> Instructions for the task
Return only the lines from the top of the data down to the one that holds "0.8, 1.2, 0.95, 0.3, 2.2, 0.8, 0.95]", both included, without any pictures.

── Collected material

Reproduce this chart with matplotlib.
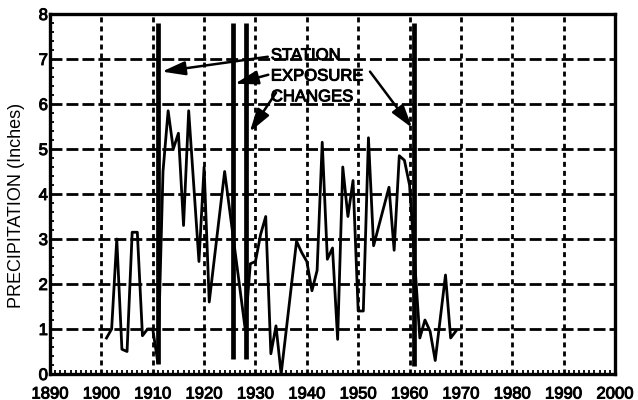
import matplotlib
matplotlib.use("Agg")
import matplotlib.pyplot as plt
import matplotlib.patheffects as pe
from matplotlib.ticker import MultipleLocator

plt.rcParams["font.family"] = ["Liberation Sans", "DejaVu Sans"]
plt.rcParams["lines.scale_dashes"] = False

# Annual precipitation record (inches)
years = [1901, 1902, 1903, 1904, 1905, 1906, 1907, 1908, 1909, 1910,
         1911, 1912, 1913, 1914, 1915, 1916, 1917, 1919, 1920, 1921,
         1924, 1928, 1929, 1930, 1931, 1932, 1933, 1934, 1935, 1938,
         1939, 1940, 1941, 1942, 1943, 1944, 1945, 1946, 1947, 1948,
         1949, 1950, 1951, 1952, 1953, 1956, 1957, 1958, 1959, 1960,
         1962, 1963, 1964, 1965, 1967, 1968, 1969]
precip = [0.8, 1.0, 3.0, 0.55, 0.5, 3.15, 3.15, 0.85, 1.0, 1.0,
          0.25, 4.5, 5.85, 5.0, 5.35, 3.3, 5.85, 2.5, 4.6, 1.6,
          4.5, 1.0, 2.45, 2.5, 3.1, 3.5, 0.45, 1.07, 0.0, 2.95,
          2.7, 2.5, 1.85, 2.3, 5.15, 2.55, 2.8, 0.77, 4.6, 3.5,
          4.3, 1.4, 1.4, 5.25, 2.85, 4.15, 2.75, 4.85, 4.75, 4.2,
          0.8, 1.2, 0.95, 0.3, 2.2, 0.8, 0.95]

# Station exposure changes
change_years = [1911.1, 1925.6, 1928.2, 1960.8]
change_bottoms = [0.22, 0.33, 0.33, 0.18]
change_top = 7.8

label_lines = ["STATION", "EXPOSURE", "CHANGES"]
arrow_tails = [(1932.4, 7.05), (1932.5, 6.65), (1934.0, 6.25), (1952.3, 6.72)]
arrow_tips = [(1911.8, 6.72), (1926.0, 6.45), (1928.9, 5.38), (1960.5, 5.47)]

x_ticks = list(range(1890, 2001, 10))
y_ticks = list(range(0, 9))

ink = [pe.withStroke(linewidth=0.7, foreground="black")]

fig = plt.figure(figsize=(6.38, 4.0), dpi=100)
ax = fig.add_axes([50 / 638, 26 / 400, 565 / 638, 360 / 400])

ax.set_xlim(1890, 2000)
ax.set_ylim(0, 8)
ax.set_xticks(x_ticks)
ax.set_yticks(y_ticks)
ax.xaxis.set_minor_locator(MultipleLocator(1))
ax.yaxis.set_minor_locator(MultipleLocator(0.2))

ax.xaxis.grid(True, color="black", lw=2.0, linestyle=(0, (3.6, 2.9)))
ax.yaxis.grid(True, color="black", lw=2.0, linestyle=(0, (8.6, 2.9)))

ax.plot(years, precip, color="black", lw=2.0)
ax.vlines(change_years, change_bottoms, change_top, color="black", lw=3.4)

for spine in ax.spines.values():
    spine.set_linewidth(2.4)

ax.tick_params(which="both", direction="in", top=False, right=False)
ax.tick_params(which="major", length=0, labelsize=12)
ax.tick_params(axis="x", which="major", pad=9)
ax.tick_params(axis="y", which="major", pad=1.5)
ax.tick_params(which="minor", length=3, width=1.3)
for lbl in ax.get_xticklabels() + ax.get_yticklabels():
    lbl.set_path_effects(ink)

ax.set_ylabel("PRECIPITATION (Inches)", fontsize=13)
ax.yaxis.set_label_coords(-0.044, 0.469)

for i, line in enumerate(label_lines):
    ax.text(1933.0, 6.98 - 0.46 * i, line, fontsize=12, ha="left",
            va="baseline", path_effects=ink)

for tail, tip in zip(arrow_tails, arrow_tips):
    ax.annotate("", xy=tip, xytext=tail,
                arrowprops=dict(arrowstyle="-|>,head_length=1.0,head_width=0.3",
                                mutation_scale=14, color="black", lw=1.8,
                                shrinkA=0, shrinkB=0))

fig.savefig("out.png", dpi=100)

────

> Response to this task
Reproduce this chart with matplotlib.
import matplotlib
matplotlib.use("Agg")
import matplotlib.pyplot as plt
import matplotlib.patheffects as pe
from matplotlib.ticker import MultipleLocator

plt.rcParams["font.family"] = ["Liberation Sans", "DejaVu Sans"]
plt.rcParams["lines.scale_dashes"] = False

# Annual precipitation record (inches)
years = [1901, 1902, 1903, 1904, 1905, 1906, 1907, 1908, 1909, 1910,
         1911, 1912, 1913, 1914, 1915, 1916, 1917, 1919, 1920, 1921,
         1924, 1928, 1929, 1930, 1931, 1932, 1933, 1934, 1935, 1938,
         1939, 1940, 1941, 1942, 1943, 1944, 1945, 1946, 1947, 1948,
         1949, 1950, 1951, 1952, 1953, 1956, 1957, 1958, 1959, 1960,
         1962, 1963, 1964, 1965, 1967, 1968, 1969]
precip = [0.8, 1.0, 3.0, 0.55, 0.5, 3.15, 3.15, 0.85, 1.0, 1.0,
          0.25, 4.5, 5.85, 5.0, 5.35, 3.3, 5.85, 2.5, 4.6, 1.6,
          4.5, 1.0, 2.45, 2.5, 3.1, 3.5, 0.45, 1.07, 0.0, 2.95,
          2.7, 2.5, 1.85, 2.3, 5.15, 2.55, 2.8, 0.77, 4.6, 3.5,
          4.3, 1.4, 1.4, 5.25, 2.85, 4.15, 2.75, 4.85, 4.75, 4.2,
          0.8, 1.2, 0.95, 0.3, 2.2, 0.8, 0.95]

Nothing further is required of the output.